Face à Haider al-Abadi, se trouvent sur les rangs son prédécesseur Nouri al-Maliki – qui n’a pas digéré d’avoir été écarté en 2014 – et Hadi al-Ameri, un proche de l’Iran qui a même combattu sous son drapeau dans la guerre avec l’Irak (1980-1988). Ce dernier est à la tête d’une liste regroupant les anciens du Hachd al-Chaabi, ces supplétifs cruciaux pour chasser l’EI. Figurent aussi les listes des représentants de deux lignées de hauts dignitaires religieux : celle d’Ammar al-Hakim et celle du leader populiste Moqtada Sadr, qui a conclu une alliance inédite avec les communistes.

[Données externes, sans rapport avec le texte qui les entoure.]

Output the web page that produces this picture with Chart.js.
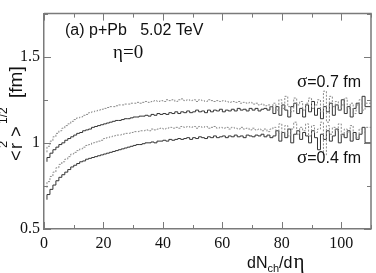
<!DOCTYPE html>
<html><head><meta charset="utf-8">
<script src="https://cdn.jsdelivr.net/npm/chart.js@4/dist/chart.umd.min.js"></script>
<style>html,body{margin:0;padding:0;background:#fff}canvas{display:block}</style>
</head><body>
<canvas id="c" width="376" height="273"></canvas>
<script>
// bins of width 1 in dNch/deta, left edges start at 1
const binStart = 1;
const binEnd = 110;
const xTicks = [0, 20, 40, 60, 80, 100];
const yTicks = [0.5, 1, 1.5];
// sigma = 0.7 fm, dotted (upper)
const s07dotted = [0.945,0.98,1.01,1.035,1.055,1.07,1.085,1.10,1.11,1.125,1.135,1.145,1.15,1.16,1.165,1.175,1.18,1.185,1.19,1.195,1.20,1.205,1.21,1.21,1.215,1.22,1.22,1.225,1.225,1.23,1.23,1.235,1.23,1.235,1.24,1.235,1.24,1.245,1.24,1.245,1.24,1.25,1.245,1.25,1.24,1.25,1.255,1.245,1.25,1.245,1.25,1.24,1.25,1.245,1.24,1.25,1.245,1.24,1.245,1.24,1.245,1.24,1.235,1.24,1.235,1.24,1.23,1.235,1.23,1.235,1.225,1.23,1.22,1.225,1.215,1.22,1.21,
 1.23,1.19,1.25,1.20,1.27,1.21,1.18,1.26,1.22,1.24,1.19,1.23,1.26,1.20,1.22,1.25,1.18,1.30,1.12,1.27,1.21,1.24,1.19,1.22,1.26,1.20,1.23,1.17,1.22,1.25,1.19,1.23];
// sigma = 0.7 fm, solid
const s07solid = [0.89,0.915,0.94,0.96,0.975,0.99,1.0,1.015,1.025,1.035,1.045,1.055,1.06,1.07,1.075,1.08,1.09,1.095,1.10,1.105,1.11,1.115,1.12,1.125,1.13,1.13,1.135,1.14,1.14,1.145,1.15,1.15,1.155,1.155,1.16,1.155,1.165,1.16,1.17,1.165,1.17,1.165,1.175,1.17,1.18,1.17,1.18,1.175,1.185,1.175,1.18,1.19,1.18,1.185,1.175,1.19,1.18,1.19,1.185,1.195,1.18,1.19,1.185,1.195,1.185,1.2,1.19,1.195,1.185,1.2,1.19,1.2,1.185,1.195,1.2,1.19,1.21,
 1.17,1.21,1.16,1.22,1.19,1.15,1.21,1.23,1.17,1.20,1.15,1.22,1.18,1.24,1.16,1.20,1.14,1.21,1.18,1.23,1.16,1.22,1.19,1.25,1.17,1.21,1.15,1.20,1.23,1.17,1.27,1.21];
// sigma = 0.4 fm, dotted
const s04dotted = [0.74,0.775,0.805,0.83,0.855,0.875,0.89,0.905,0.92,0.935,0.945,0.955,0.965,0.975,0.985,0.99,1.0,1.005,1.01,1.015,1.025,1.03,1.035,1.04,1.045,1.045,1.05,1.055,1.055,1.06,1.065,1.065,1.07,1.07,1.075,1.07,1.08,1.075,1.08,1.085,1.08,1.085,1.09,1.085,1.09,1.085,1.095,1.09,1.095,1.09,1.095,1.085,1.095,1.09,1.095,1.085,1.09,1.095,1.085,1.09,1.085,1.09,1.08,1.09,1.085,1.08,1.09,1.08,1.085,1.075,1.085,1.075,1.08,1.07,1.08,1.065,1.08,
 1.09,1.05,1.11,1.06,1.10,1.04,1.08,1.12,1.05,1.09,1.07,1.11,1.04,1.10,1.06,1.08,1.12,0.93,1.10,1.05,1.09,1.07,1.11,1.04,1.08,1.06,1.10,1.05,1.03,1.08,1.06,1.09];
// sigma = 0.4 fm, solid
const s04solid = [0.67,0.70,0.73,0.755,0.78,0.80,0.815,0.83,0.845,0.86,0.87,0.88,0.89,0.895,0.905,0.91,0.915,0.92,0.925,0.93,0.935,0.94,0.945,0.95,0.955,0.96,0.965,0.97,0.975,0.98,0.985,0.99,0.99,0.995,1.0,1.0,1.005,1.0,1.01,1.01,1.015,1.01,1.02,1.015,1.02,1.025,1.02,1.025,1.03,1.02,1.03,1.025,1.035,1.03,1.025,1.035,1.03,1.04,1.03,1.035,1.04,1.03,1.04,1.035,1.045,1.035,1.04,1.03,1.045,1.04,1.035,1.045,1.04,1.05,1.035,1.045,1.03,
 1.04,1.07,1.01,1.06,1.03,1.08,1.00,1.05,1.07,1.02,1.06,1.04,1.00,1.07,1.03,0.96,1.05,1.02,1.07,1.01,1.04,1.08,1.00,1.05,1.03,1.07,1.01,1.06,1.02,1.05,1.09,1.00];

function toSteps(vals){
  const pts = vals.map((v,i)=>({x: binStart + i, y: v}));
  pts.push({x: binEnd, y: vals[vals.length-1]});
  return pts;
}
const solidColor = '#333333', dotColor = '#8a8a8a', frameColor = '#7a7a7a';
function ds(vals, dotted){
  return {data: toSteps(vals), stepped: 'after', borderColor: dotted ? dotColor : solidColor,
    borderWidth: 1, borderDash: dotted ? [2,1.5] : [], pointRadius: 0, fill: false, tension: 0};
}

const decor = {
  id: 'decor',
  afterDraw(chart){
    const ctx = chart.ctx, a = chart.chartArea, xs = chart.scales.x, ys = chart.scales.y;
    ctx.save();
    ctx.strokeStyle = frameColor; ctx.lineWidth = 1.5;
    ctx.beginPath();
    ctx.moveTo(a.left, a.top); ctx.lineTo(a.right, a.top); ctx.lineTo(a.right, a.bottom);
    ctx.stroke();
    ctx.lineWidth = 1;
    ctx.beginPath();
    for (let v = 0; v <= 110; v += 10){
      const px = Math.round(xs.getPixelForValue(v)) + 0.5;
      const L = (v % 20 === 0) ? 7 : 4;
      ctx.moveTo(px, a.bottom); ctx.lineTo(px, a.bottom - L);
      ctx.moveTo(px, a.top); ctx.lineTo(px, a.top + L);
    }
    for (let v = 0.5; v <= 1.75001; v += 0.25){
      const py = Math.round(ys.getPixelForValue(v)) + 0.5;
      const L = (Math.abs(v*2 - Math.round(v*2)) < 1e-6) ? 7 : 4;
      ctx.moveTo(a.left, py); ctx.lineTo(a.left + L, py);
      ctx.moveTo(a.right, py); ctx.lineTo(a.right - L, py);
    }
    ctx.stroke();

    ctx.fillStyle = '#111';
    ctx.textBaseline = 'alphabetic'; ctx.textAlign = 'left';
    const sans = s => s + 'px "Liberation Sans", Arial, sans-serif';
    const serif = s => s + 'px "Liberation Serif", "Times New Roman", serif';
    ctx.font = sans(16);
    ctx.fillText('(a) p+Pb   5.02 TeV', 65, 35);
    ctx.font = serif(19);
    ctx.fillText('\u03b7=0', 113, 58);
    function sigma(label, x, y){
      ctx.font = serif(19);
      ctx.fillText('\u03c3', x, y);
      const w = ctx.measureText('\u03c3').width;
      ctx.font = sans(16);
      ctx.fillText(label, x + w, y);
    }
    sigma('=0.7 fm', 297, 87);
    sigma('=0.4 fm', 297, 163);

    // x title
    let x = 247, y = 268;
    ctx.font = sans(16); ctx.fillText('dN', x, y); x += ctx.measureText('dN').width;
    ctx.font = sans(11); ctx.fillText('ch', x, y + 4); x += ctx.measureText('ch').width;
    ctx.font = sans(16); ctx.fillText('/d', x, y); x += ctx.measureText('/d').width + 1;
    ctx.font = serif(21); ctx.fillText('\u03b7', x, y);

    // y title (rotated); each piece placed by the canvas y of its lower end
    ctx.save();
    ctx.translate(22, 0); ctx.rotate(-Math.PI/2);
    const piece = (t, bottomY, size, raise) => { ctx.font = sans(size); ctx.fillText(t, -bottomY, -raise); };
    piece('<', 161, 18, 0);
    piece('r', 149, 18, 0);
    piece('2', 148, 13, 15);
    piece('>', 137, 18, 0);
    piece('1/2', 124, 12, 15);
    piece('[fm]', 98, 19, 0);
    ctx.restore();
    ctx.restore();
  }
};

new Chart(document.getElementById('c'), {
  type: 'line',
  data: { datasets: [ds(s07dotted, true), ds(s07solid, false), ds(s04dotted, true), ds(s04solid, false)] },
  options: {
    responsive: false, animation: false, devicePixelRatio: 1,
    layout: { padding: { top: 1, right: 2, left: 0, bottom: 0 } },
    plugins: { legend: { display: false }, tooltip: { enabled: false } },
    scales: {
      x: { type: 'linear', min: 0, max: 110,
        afterFit: s => { s.height = 44; },
        afterBuildTicks: s => { s.ticks = [0,10,20,30,40,50,60,70,80,90,100,110].map(v=>({value:v})); },
        ticks: { autoSkip: false, maxRotation: 0, padding: 5, color: '#111',
          font: { family: '"Liberation Serif", serif', size: 16 },
          callback: v => xTicks.includes(v) ? String(v) : '' },
        grid: { display: false, drawTicks: false, tickLength: 0 }, border: { display: true, color: frameColor, width: 1.5 } },
      y: { type: 'linear', min: 0.5, max: 1.75,
        afterFit: s => { s.width = 44; },
        afterBuildTicks: s => { s.ticks = [0.5,0.75,1,1.25,1.5,1.75].map(v=>({value:v})); },
        ticks: { autoSkip: false, padding: 4, color: '#111',
          font: { family: '"Liberation Serif", serif', size: 16 },
          callback: v => yTicks.includes(v) ? String(v) : '' },
        grid: { display: false, drawTicks: false, tickLength: 0 }, border: { display: true, color: frameColor, width: 1.5 } }
    }
  },
  plugins: [decor]
});
</script>
</body></html>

Un policier tué et cinq blessés

La parcellisation des chiites ne devrait toutefois pas changer l’équilibre des forces entre communautés, dans un système calibré pour qu’aucune formation ne soit en position dominante afin d’éviter le retour à la dictature. C’est au moment de la formation du gouvernement que l’Iran, avec les forces qui lui sont acquises, et les États-Unis, qui ont joué un rôle déterminant dans la lutte contre l’EI, devraient manœuvrer pour empêcher que l’Irak tombe dans le camp de l’autre. Autre nouveauté : les Kurdes risquent de perdre au moins une dizaine de sièges sur les 62 de la législature précédente et leur statut de faiseurs de rois.

En rétorsion au référendum d’indépendance de septembre, Bagdad leur a repris les zones disputées dont la province pétrolière de Kirkouk. Les dirigeants kurdes ont ainsi appelé à l’unité, sans laquelle « nous n’aboutirons à rien », a prévenu le Premier ministre du Kurdistan Netchirvan Barzani. Enfin la minorité sunnite, qui a dominé le pays jusqu’à la chute de Saddam Hussein il y a 15 ans, devrait rester marginalisée. Contrairement aux trois scrutins organisés depuis l’invasion emmenée par les Américains en 2003, cette campagne électorale n’a pas été accompagnée de violences malgré les menaces des djihadistes, très affaiblis.

Seul incident signalé, dans la province de Diyala, à l’est de Bagdad, un policier a été tué cinq autres ont été blessés, par la chute d’obus et de roquettes près d’un bureau de vote dans la localité d’Abou Sida", a indiqué à l’Agence France-Presse le général Mazhar al-Azzaoui, en charge des opérations dans la province.